- [INSTRUCTIONS FOR THE TASK] Copy each line below that contains "draw".

- [MATERIALS PROVIDED]

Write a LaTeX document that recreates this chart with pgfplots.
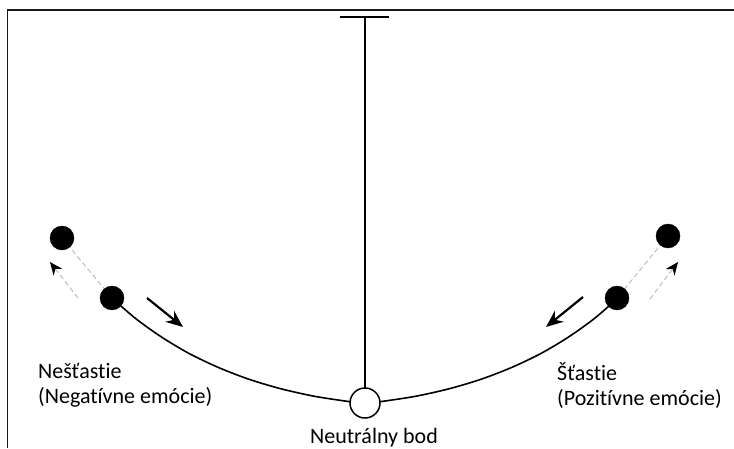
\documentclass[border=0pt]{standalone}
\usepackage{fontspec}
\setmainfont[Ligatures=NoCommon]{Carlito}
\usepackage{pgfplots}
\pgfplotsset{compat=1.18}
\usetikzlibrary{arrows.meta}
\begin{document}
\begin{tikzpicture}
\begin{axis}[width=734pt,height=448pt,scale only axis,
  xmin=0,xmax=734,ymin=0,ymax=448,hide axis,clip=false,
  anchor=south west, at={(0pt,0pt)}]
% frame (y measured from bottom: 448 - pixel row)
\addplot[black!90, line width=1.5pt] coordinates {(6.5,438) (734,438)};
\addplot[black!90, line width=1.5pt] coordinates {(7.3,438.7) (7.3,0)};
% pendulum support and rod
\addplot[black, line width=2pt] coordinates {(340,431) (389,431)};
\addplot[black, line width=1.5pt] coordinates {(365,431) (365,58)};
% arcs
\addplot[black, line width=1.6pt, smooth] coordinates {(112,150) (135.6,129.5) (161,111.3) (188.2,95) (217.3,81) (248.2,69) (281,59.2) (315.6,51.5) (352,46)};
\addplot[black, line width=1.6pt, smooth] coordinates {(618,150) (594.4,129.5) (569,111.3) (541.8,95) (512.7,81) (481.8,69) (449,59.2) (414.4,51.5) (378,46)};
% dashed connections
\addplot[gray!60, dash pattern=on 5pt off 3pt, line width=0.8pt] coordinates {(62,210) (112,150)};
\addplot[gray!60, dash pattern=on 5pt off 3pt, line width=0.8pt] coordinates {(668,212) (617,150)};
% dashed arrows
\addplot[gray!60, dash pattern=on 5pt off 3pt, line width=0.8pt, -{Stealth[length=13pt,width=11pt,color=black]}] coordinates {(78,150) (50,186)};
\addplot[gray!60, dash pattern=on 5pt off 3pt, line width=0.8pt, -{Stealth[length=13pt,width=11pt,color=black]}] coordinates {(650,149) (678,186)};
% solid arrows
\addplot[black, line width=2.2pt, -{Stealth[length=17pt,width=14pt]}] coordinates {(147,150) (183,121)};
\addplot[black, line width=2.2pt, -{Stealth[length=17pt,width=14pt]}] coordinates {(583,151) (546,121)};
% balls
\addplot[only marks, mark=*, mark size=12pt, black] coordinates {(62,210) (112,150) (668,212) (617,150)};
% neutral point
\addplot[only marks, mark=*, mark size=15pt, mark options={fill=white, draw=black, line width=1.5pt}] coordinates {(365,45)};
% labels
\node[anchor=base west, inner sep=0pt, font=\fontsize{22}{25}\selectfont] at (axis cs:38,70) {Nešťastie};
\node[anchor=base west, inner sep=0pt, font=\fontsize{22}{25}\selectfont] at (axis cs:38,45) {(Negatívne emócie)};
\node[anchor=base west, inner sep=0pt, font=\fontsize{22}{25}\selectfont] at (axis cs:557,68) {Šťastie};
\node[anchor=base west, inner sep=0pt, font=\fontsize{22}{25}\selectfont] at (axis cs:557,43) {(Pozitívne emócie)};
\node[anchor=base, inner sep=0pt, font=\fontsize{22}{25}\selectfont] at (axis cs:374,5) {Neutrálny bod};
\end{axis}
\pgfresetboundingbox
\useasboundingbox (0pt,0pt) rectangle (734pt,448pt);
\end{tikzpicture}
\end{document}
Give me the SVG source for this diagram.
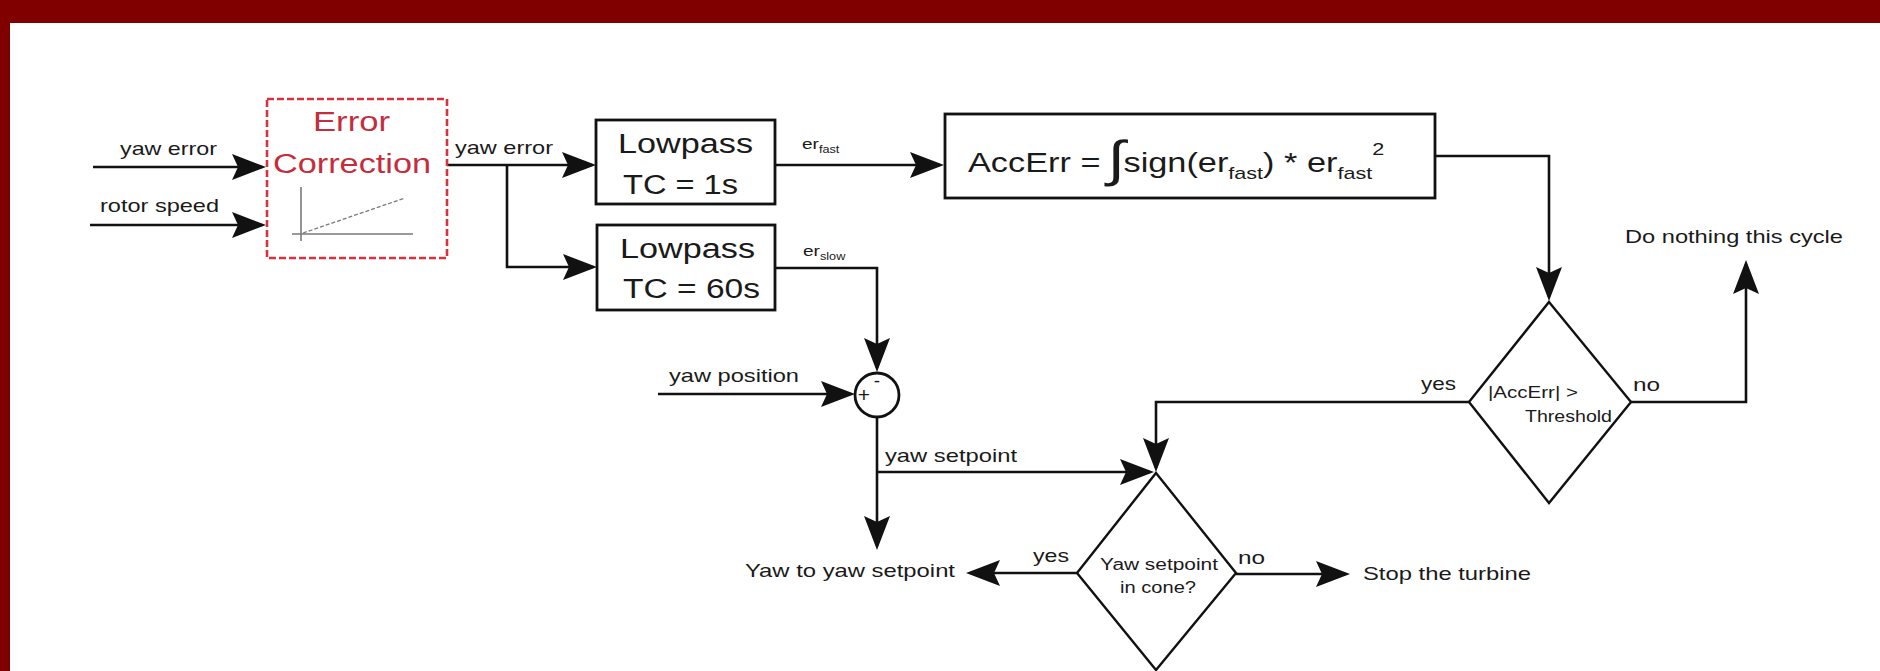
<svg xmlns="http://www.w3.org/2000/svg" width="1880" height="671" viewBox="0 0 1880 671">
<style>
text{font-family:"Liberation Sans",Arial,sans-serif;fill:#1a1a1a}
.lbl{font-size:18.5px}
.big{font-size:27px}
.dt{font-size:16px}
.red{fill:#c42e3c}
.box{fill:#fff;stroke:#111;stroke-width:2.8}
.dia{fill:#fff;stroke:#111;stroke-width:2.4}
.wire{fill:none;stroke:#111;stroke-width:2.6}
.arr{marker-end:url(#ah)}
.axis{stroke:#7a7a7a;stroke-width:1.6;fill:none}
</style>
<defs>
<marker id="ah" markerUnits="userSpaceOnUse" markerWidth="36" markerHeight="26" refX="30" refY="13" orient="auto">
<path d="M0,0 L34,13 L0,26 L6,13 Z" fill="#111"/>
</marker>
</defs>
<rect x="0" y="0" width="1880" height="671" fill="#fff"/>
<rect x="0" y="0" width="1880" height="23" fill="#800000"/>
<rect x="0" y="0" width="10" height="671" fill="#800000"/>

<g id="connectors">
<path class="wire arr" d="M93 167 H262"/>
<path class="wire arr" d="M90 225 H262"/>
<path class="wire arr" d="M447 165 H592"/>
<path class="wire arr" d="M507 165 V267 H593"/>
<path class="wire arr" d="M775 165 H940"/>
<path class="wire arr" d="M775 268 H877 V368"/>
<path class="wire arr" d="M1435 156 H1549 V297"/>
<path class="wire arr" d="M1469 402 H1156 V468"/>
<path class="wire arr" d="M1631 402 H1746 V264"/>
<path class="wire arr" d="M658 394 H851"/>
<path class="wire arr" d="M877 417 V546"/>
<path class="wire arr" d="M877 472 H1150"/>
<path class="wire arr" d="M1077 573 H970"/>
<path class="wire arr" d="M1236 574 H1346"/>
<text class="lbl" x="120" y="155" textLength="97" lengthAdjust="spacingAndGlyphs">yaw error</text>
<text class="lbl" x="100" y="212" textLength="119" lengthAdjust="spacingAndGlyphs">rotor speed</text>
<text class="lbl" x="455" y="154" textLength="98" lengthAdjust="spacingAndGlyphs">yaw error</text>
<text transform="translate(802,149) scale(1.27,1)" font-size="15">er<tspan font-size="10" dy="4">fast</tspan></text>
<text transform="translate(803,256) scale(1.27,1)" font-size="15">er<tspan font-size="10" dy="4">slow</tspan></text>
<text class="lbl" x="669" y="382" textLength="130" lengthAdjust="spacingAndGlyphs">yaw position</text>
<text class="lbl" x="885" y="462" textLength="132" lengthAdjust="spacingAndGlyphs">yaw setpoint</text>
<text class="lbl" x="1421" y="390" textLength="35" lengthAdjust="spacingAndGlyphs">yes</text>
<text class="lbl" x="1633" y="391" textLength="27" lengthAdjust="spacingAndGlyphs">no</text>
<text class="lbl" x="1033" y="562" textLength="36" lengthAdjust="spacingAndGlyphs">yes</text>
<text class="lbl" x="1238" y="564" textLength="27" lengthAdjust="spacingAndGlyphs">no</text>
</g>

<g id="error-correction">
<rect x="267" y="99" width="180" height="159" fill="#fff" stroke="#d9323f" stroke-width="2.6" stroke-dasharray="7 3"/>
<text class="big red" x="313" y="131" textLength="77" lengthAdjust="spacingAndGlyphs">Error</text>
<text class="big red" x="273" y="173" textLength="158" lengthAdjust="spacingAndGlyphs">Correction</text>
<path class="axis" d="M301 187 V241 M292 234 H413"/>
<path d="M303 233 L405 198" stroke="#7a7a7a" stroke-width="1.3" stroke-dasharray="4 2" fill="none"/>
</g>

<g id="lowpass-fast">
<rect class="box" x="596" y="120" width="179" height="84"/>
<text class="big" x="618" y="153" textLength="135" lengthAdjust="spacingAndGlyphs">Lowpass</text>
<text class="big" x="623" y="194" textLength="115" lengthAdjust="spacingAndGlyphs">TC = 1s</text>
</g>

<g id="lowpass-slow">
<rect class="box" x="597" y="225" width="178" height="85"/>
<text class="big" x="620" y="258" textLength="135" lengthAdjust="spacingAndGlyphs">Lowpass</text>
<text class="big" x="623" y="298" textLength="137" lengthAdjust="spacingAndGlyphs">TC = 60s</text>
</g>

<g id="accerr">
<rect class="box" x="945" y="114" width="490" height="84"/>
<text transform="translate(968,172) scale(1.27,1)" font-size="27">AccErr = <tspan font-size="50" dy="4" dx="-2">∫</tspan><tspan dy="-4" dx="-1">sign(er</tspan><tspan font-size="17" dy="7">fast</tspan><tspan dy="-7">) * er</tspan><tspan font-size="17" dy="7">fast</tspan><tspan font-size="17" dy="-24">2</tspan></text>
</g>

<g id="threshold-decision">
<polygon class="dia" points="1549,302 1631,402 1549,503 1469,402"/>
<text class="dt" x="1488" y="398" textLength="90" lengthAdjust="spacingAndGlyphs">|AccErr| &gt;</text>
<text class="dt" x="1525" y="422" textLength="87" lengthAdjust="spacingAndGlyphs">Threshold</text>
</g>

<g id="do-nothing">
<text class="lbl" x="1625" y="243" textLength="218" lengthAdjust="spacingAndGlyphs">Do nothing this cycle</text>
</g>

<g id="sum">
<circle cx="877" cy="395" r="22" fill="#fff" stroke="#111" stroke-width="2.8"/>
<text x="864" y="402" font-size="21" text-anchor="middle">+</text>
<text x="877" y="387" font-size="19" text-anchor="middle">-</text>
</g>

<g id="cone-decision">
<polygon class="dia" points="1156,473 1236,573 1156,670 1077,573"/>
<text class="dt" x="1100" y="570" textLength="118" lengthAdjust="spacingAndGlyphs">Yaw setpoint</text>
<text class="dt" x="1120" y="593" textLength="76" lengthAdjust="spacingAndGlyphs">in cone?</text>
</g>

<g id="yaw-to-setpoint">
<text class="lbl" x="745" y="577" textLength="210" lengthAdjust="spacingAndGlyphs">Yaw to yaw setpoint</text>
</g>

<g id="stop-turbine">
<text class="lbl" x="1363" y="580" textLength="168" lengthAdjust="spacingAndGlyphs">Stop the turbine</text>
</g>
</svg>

==

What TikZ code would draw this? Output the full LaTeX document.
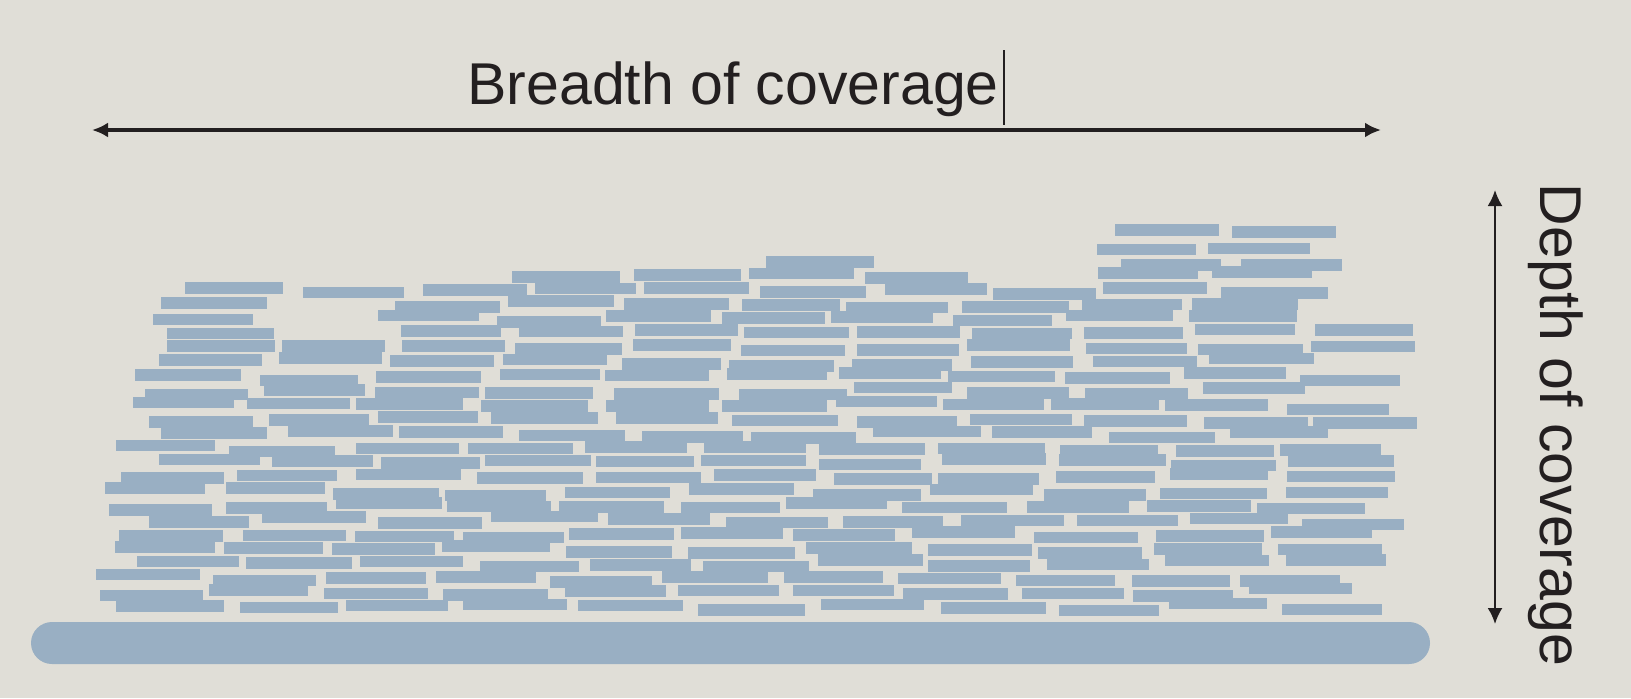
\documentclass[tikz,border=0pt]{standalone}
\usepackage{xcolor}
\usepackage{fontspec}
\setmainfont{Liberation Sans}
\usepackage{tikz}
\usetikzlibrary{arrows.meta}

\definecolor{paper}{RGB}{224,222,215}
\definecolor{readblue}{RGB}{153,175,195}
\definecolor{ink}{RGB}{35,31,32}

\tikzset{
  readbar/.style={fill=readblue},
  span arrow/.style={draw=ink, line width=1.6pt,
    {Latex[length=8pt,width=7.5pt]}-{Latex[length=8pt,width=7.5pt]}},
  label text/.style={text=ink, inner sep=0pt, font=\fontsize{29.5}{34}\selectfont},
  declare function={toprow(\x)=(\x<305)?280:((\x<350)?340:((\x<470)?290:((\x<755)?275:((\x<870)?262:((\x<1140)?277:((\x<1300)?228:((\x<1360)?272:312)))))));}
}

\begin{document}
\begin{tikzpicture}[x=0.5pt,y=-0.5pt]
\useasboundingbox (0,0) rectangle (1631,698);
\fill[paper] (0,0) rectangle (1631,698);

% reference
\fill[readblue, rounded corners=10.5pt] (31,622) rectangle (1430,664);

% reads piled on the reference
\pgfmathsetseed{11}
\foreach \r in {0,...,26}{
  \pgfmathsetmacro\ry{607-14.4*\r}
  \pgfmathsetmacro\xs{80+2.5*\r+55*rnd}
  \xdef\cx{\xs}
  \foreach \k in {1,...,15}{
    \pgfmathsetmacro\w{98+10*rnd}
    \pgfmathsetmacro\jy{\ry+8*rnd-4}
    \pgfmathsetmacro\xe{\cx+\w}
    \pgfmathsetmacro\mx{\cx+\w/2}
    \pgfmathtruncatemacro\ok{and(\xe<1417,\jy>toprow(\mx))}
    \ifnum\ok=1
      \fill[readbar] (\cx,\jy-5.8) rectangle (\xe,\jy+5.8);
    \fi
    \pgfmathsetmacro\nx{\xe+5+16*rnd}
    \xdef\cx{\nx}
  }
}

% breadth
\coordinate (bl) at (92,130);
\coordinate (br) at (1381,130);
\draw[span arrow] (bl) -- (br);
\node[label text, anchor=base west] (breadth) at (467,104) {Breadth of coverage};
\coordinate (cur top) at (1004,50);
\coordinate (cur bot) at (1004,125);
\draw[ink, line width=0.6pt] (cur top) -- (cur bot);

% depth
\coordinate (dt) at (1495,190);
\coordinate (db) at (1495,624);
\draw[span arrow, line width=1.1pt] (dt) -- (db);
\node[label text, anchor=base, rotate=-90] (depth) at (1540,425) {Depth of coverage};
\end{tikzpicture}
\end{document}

- [SOLUTION FOR THIS PROBLEM]
\addplot[only marks, mark=*, mark size=15pt, mark options={fill=white, draw=black, line width=1.5pt}] coordinates {(365,45)};
What TikZ code would draw this? Output the full LaTeX document.
  span arrow/.style={draw=ink, line width=1.6pt,
\draw[span arrow] (bl) -- (br);
\draw[ink, line width=0.6pt] (cur top) -- (cur bot);
\draw[span arrow, line width=1.1pt] (dt) -- (db);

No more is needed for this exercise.